# Stored data
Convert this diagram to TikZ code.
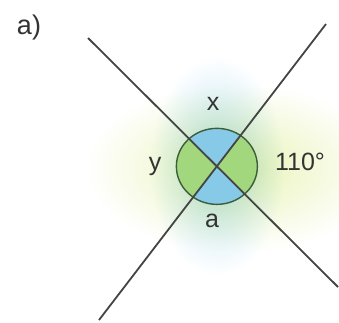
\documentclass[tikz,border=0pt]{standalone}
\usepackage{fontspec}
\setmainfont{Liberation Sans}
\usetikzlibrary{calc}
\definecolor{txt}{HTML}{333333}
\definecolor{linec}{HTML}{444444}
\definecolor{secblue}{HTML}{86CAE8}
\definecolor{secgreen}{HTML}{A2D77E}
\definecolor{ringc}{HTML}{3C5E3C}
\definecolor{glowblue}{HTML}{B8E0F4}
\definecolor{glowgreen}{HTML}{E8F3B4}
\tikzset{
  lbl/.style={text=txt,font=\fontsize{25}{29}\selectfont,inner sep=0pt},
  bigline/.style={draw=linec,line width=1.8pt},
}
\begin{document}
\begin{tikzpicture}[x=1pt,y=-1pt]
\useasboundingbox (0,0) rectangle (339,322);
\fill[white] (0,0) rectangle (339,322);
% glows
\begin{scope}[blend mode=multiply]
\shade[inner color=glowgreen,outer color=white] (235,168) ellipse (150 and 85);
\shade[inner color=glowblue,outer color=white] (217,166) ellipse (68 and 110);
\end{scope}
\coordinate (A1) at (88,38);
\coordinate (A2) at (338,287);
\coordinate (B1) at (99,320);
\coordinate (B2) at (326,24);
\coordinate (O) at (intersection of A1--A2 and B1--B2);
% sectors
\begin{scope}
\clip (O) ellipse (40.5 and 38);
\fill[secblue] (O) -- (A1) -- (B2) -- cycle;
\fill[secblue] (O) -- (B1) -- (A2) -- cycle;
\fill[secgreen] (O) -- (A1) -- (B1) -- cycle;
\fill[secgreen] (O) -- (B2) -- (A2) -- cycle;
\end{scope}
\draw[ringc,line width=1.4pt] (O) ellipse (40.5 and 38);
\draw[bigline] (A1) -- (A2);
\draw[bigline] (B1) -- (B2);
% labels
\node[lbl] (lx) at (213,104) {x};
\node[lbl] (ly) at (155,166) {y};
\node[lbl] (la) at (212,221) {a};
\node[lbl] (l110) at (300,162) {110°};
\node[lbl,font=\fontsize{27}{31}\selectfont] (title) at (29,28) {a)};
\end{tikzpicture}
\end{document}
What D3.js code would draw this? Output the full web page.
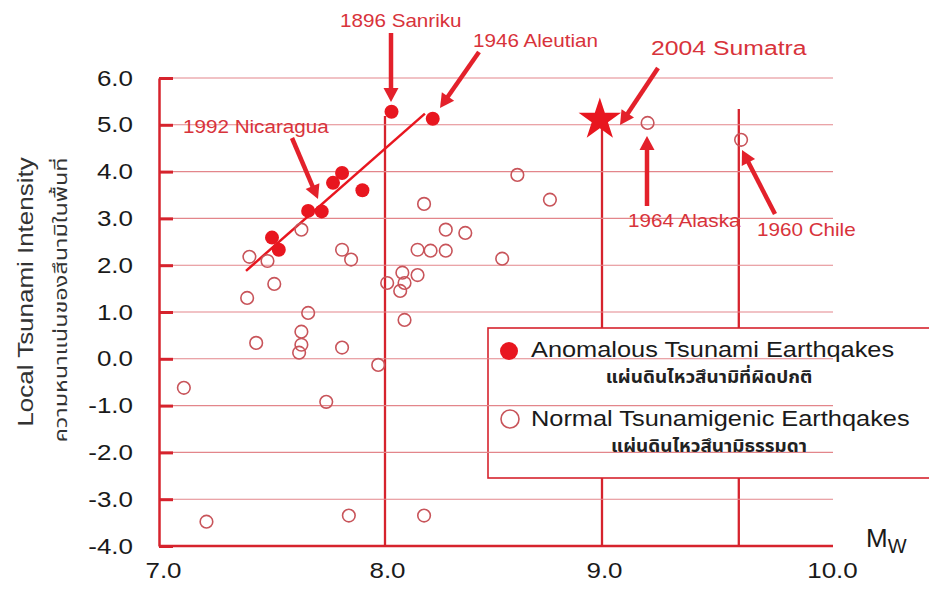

# Task description
Pictures in the records should not appear in your copy, but everything else must be transcribed exactly.

# Output of the task
Convert this diagram to TikZ code.
\documentclass[tikz,border=0pt]{standalone}
\usepackage{fontspec}
\setmainfont{Liberation Sans}
\usetikzlibrary{calc}
\definecolor{txt}{HTML}{333333}
\definecolor{linec}{HTML}{444444}
\definecolor{secblue}{HTML}{86CAE8}
\definecolor{secgreen}{HTML}{A2D77E}
\definecolor{ringc}{HTML}{3C5E3C}
\definecolor{glowblue}{HTML}{B8E0F4}
\definecolor{glowgreen}{HTML}{E8F3B4}
\tikzset{
  lbl/.style={text=txt,font=\fontsize{25}{29}\selectfont,inner sep=0pt},
  bigline/.style={draw=linec,line width=1.8pt},
}
\begin{document}
\begin{tikzpicture}[x=1pt,y=-1pt]
\useasboundingbox (0,0) rectangle (339,322);
\fill[white] (0,0) rectangle (339,322);
% glows
\begin{scope}[blend mode=multiply]
\shade[inner color=glowgreen,outer color=white] (235,168) ellipse (150 and 85);
\shade[inner color=glowblue,outer color=white] (217,166) ellipse (68 and 110);
\end{scope}
\coordinate (A1) at (88,38);
\coordinate (A2) at (338,287);
\coordinate (B1) at (99,320);
\coordinate (B2) at (326,24);
\coordinate (O) at (intersection of A1--A2 and B1--B2);
% sectors
\begin{scope}
\clip (O) ellipse (40.5 and 38);
\fill[secblue] (O) -- (A1) -- (B2) -- cycle;
\fill[secblue] (O) -- (B1) -- (A2) -- cycle;
\fill[secgreen] (O) -- (A1) -- (B1) -- cycle;
\fill[secgreen] (O) -- (B2) -- (A2) -- cycle;
\end{scope}
\draw[ringc,line width=1.4pt] (O) ellipse (40.5 and 38);
\draw[bigline] (A1) -- (A2);
\draw[bigline] (B1) -- (B2);
% labels
\node[lbl] (lx) at (213,104) {x};
\node[lbl] (ly) at (155,166) {y};
\node[lbl] (la) at (212,221) {a};
\node[lbl] (l110) at (300,162) {110°};
\node[lbl,font=\fontsize{27}{31}\selectfont] (title) at (29,28) {a)};
\end{tikzpicture}
\end{document}
What D3.js code would draw this? Output the full web page.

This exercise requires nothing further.